Gangs seize aid vehicle
The armed gangs even have targeted humanitarian aid agencies. A vehicle used by Food for the Poor, a Florida-based religious charity that sent a team to assess losses from shipping containers looted at the port this past week, was stolen at gunpoint. The thieves, whom driver Yvon Bulot described as three pro-Aristide thugs, demanded $5,000 for its return.
A seven-member committee of Haitian leaders was selected Friday to appoint a new prime minister as soon as this weekend and establish an interim government for the troubled nation.

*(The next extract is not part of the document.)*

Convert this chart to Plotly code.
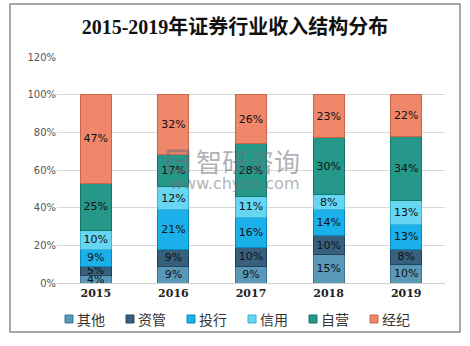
import plotly.graph_objects as go

years = ["2015", "2016", "2017", "2018", "2019"]
series_names = ["其他", "资管", "投行", "信用", "自营", "经纪"]
other = [4, 9, 9, 15, 10]
asset_mgmt = [5, 9, 10, 10, 8]
ib = [9, 21, 16, 14, 13]
credit = [10, 12, 11, 8, 13]
proprietary = [25, 17, 28, 30, 34]
brokerage = [47, 32, 26, 23, 22]
y_ticks = [0, 20, 40, 60, 80, 100, 120]
y_tick_labels = ["0%", "20%", "40%", "60%", "80%", "100%", "120%"]

series_values = [other, asset_mgmt, ib, credit, proprietary, brokerage]
fill_colors = ["#5a98b8", "#36607e", "#1ab0ea", "#66d6f2", "#26988a", "#f0876a"]
edge_colors = ["#3f7595", "#22435c", "#0b88bb", "#3fb3d1", "#16766a", "#c9664a"]

# plot-area geometry in pixels (used for the frame, legend row and watermark)
W, H = 470, 346
M_L, M_R, M_T, M_B = 57, 25, 57, 63
PW, PH = W - M_L - M_R, H - M_T - M_B


def px_x(p):
    return (p - M_L) / PW


def px_y(p):
    return (H - M_B - p) / PH


fig = go.Figure()
for name, vals, fc, ec in zip(series_names, series_values, fill_colors, edge_colors):
    fig.add_trace(go.Bar(
        x=years, y=vals, name=name,
        marker=dict(color=fc, line=dict(color=ec, width=1)),
        width=0.4,
        text=[f"{v}%" for v in vals],
        textposition="inside",
        insidetextanchor="middle",
        constraintext="none",
        textangle=0,
        textfont=dict(family="DejaVu Sans", size=11, color="#111111"),
        hoverinfo="skip",
        showlegend=False,
    ))

fig.update_layout(
    barmode="stack",
    width=W, height=H,
    margin=dict(l=M_L, r=M_R, t=M_T, b=M_B, autoexpand=False),
    paper_bgcolor="white", plot_bgcolor="white",
    title=dict(
        text="<b>2015-2019年证券行业收入结构分布</b>",
        x=0.5, xanchor="center", y=0.922, yanchor="middle",
        font=dict(family="Liberation Serif, Noto Sans CJK SC", size=20, color="#111111"),
    ),
    xaxis=dict(
        type="category",
        showline=True, linecolor="#d0d0d0", linewidth=1,
        ticks="", showgrid=False,
        tickfont=dict(family="DejaVu Serif", size=11, color="#222222", weight="bold"),
    ),
    yaxis=dict(
        range=[0, 120], tickmode="array", tickvals=y_ticks, ticktext=y_tick_labels,
        showgrid=True, gridcolor="#d9d9d9", gridwidth=1,
        zeroline=False, showline=False, ticks="",
        tickfont=dict(family="DejaVu Sans", size=10, color="#555555"),
    ),
    showlegend=False,
)

# legend row below the axis
legend_y = 319
for i, (name, fc, ec) in enumerate(zip(series_names, fill_colors, edge_colors)):
    cx = 69 + i * 61
    fig.add_shape(type="rect", xref="paper", yref="paper",
                  x0=px_x(cx - 4), x1=px_x(cx + 4), y0=px_y(legend_y + 4), y1=px_y(legend_y - 4),
                  line=dict(color=ec, width=1), fillcolor=fc)
    fig.add_annotation(text=name, xref="paper", yref="paper", x=px_x(cx + 6), y=px_y(legend_y),
                       xanchor="left", yanchor="middle", showarrow=False,
                       font=dict(family="Noto Sans CJK SC", size=14, color="#333333"))

# chart frame
fig.add_shape(type="rect", xref="paper", yref="paper",
              x0=px_x(10), x1=px_x(460), y0=px_y(332), y1=px_y(4),
              line=dict(color="#8c8c8c", width=1.5), fillcolor="rgba(0,0,0,0)", layer="below")

# site watermark: logo mark plus name and address
wm = "rgba(110,110,120,0.55)"
fig.add_shape(type="rect", xref="paper", yref="paper",
              x0=px_x(168), x1=px_x(188), y0=px_y(171), y1=px_y(151),
              line=dict(color=wm, width=3), fillcolor="rgba(0,0,0,0)")
fig.add_shape(type="line", xref="paper", yref="paper",
              x0=px_x(174), x1=px_x(188), y0=px_y(161), y1=px_y(161),
              line=dict(color=wm, width=3))
fig.add_annotation(text="智研咨询", xref="paper", yref="paper", x=px_x(248), y=px_y(160),
                   showarrow=False, font=dict(family="Noto Sans CJK SC", size=26, color=wm))
fig.add_annotation(text="www.chyxx.com", xref="paper", yref="paper", x=px_x(234), y=px_y(183),
                   showarrow=False, font=dict(family="DejaVu Sans", size=16, color=wm))

fig.write_html("out.html")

Those scrambling to put together the government say speed is of the essence because remnants of Aristide’s Lavalas Party continue to incite armed loyalists to ransack and burn opposition businesses while there is neither a reliable police force nor a government to take charge amid the chaos.

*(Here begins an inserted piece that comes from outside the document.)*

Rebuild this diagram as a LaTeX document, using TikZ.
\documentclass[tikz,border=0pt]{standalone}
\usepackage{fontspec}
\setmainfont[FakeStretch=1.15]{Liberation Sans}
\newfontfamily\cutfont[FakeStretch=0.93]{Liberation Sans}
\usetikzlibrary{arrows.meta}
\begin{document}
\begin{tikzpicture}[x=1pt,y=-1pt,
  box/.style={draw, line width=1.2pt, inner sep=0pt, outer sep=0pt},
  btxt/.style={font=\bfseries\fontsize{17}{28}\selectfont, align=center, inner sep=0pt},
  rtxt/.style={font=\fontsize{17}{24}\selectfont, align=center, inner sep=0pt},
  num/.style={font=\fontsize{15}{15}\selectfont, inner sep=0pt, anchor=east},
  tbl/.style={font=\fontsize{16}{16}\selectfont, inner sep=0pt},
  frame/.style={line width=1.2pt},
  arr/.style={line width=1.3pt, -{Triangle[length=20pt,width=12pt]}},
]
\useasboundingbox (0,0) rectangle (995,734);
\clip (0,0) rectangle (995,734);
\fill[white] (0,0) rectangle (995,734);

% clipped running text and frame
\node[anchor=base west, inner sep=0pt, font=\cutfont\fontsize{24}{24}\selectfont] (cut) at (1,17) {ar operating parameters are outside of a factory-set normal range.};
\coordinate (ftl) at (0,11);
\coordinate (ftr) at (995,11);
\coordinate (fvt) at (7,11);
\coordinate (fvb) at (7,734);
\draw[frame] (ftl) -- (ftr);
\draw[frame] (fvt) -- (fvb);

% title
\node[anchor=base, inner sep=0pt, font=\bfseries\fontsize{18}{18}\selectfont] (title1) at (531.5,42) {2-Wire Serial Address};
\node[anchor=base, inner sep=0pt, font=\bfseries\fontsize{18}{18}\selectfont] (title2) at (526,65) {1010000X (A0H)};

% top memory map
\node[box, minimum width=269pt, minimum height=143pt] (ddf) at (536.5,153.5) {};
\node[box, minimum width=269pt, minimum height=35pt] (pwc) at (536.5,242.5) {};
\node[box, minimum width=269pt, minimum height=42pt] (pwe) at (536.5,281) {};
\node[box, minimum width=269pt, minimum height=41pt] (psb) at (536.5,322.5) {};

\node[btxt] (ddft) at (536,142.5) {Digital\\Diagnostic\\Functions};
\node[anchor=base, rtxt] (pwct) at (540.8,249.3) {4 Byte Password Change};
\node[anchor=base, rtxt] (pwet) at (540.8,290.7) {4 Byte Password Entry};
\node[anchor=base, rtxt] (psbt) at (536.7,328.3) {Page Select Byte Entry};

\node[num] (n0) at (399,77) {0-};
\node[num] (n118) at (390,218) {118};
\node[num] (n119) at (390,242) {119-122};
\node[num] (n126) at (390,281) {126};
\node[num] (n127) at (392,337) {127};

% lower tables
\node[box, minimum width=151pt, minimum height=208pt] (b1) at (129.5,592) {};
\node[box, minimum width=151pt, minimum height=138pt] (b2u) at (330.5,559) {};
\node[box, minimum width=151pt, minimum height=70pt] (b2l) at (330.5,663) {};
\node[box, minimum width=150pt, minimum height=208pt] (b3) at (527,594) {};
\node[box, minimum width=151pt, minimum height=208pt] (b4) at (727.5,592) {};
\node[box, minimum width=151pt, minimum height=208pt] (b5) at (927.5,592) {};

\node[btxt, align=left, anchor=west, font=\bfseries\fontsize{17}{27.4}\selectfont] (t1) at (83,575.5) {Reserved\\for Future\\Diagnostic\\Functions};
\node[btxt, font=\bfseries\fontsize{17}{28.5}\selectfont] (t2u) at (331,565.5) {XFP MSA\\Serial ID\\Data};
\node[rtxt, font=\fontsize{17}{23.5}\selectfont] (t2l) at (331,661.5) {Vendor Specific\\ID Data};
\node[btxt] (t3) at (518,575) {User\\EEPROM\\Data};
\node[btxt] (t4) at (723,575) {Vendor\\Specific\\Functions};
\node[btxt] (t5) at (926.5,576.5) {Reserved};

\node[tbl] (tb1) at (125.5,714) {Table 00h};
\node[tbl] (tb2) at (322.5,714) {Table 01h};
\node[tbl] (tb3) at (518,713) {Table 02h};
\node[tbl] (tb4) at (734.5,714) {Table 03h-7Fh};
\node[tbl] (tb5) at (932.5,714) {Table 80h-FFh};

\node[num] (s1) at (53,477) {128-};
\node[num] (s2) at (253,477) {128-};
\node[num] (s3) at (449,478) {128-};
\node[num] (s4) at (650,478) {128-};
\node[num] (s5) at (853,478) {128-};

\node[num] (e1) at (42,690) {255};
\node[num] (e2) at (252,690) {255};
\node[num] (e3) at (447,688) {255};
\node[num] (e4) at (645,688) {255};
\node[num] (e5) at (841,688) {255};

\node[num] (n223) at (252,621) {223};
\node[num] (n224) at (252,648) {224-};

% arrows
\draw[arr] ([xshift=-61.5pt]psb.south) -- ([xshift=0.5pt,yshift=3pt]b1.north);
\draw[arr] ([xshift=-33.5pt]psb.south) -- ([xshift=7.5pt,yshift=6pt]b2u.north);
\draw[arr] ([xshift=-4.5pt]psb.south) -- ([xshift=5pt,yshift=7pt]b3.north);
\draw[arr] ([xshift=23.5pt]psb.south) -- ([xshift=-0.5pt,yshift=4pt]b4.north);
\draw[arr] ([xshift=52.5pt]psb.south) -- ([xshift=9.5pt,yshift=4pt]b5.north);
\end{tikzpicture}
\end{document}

Opposition leaders have accused lame duck Prime Minister Yvon Neptune, an Aristide ally, of fomenting the armed gangs to rampage. After Neptune used state-run radio and television Tuesday night to suggest that Aristide supporters stand firm in their opposition to a leadership change, armed rebels and militant students broke into and looted the broadcast headquarters.
There also have been what appear to be reprisal killings of pro-Aristide militants, blamed on armed rebels who arrived in the capital Tuesday after laying siege to the northern half of the country and pressuring Aristide to leave.
Rebels still armed
Rebel leader Guy Philippe, who promised two days ago to disarm and depart, was still in Port-au-Prince on Friday, although keeping a low profile. One senior aide in his ragtag band of gunmen and wanted criminals, former Haitian ambassador to the Dominican Republic Paul Arcelin, said the rebels would hold on to their weapons until Aristide’s gangs were disarmed.
A Tripartite Commission was named to launch the interim government-building process. It includes a Cabinet minister formerly aligned with Aristide, Minister for Emigre Affairs Leslie Voltaire, as well as former Sen. Paul Denis of the opposition Democratic Platform and a United Nations mediator, Adama Guindo.
On Friday, the commission named the seven-member Council of Sages.
Supreme Court Chief Justice Boniface Alexandre was sworn in as interim president, a figurehead position, three hours after Aristide left Sunday. He will work with the council, composed of civil society leaders who will be ineligible to run in the elections they are to organize. The council has been envisioned as a consultative body that will choose the prime minister and with him a new Cabinet and then advise the executive branch in the absence of a legislature.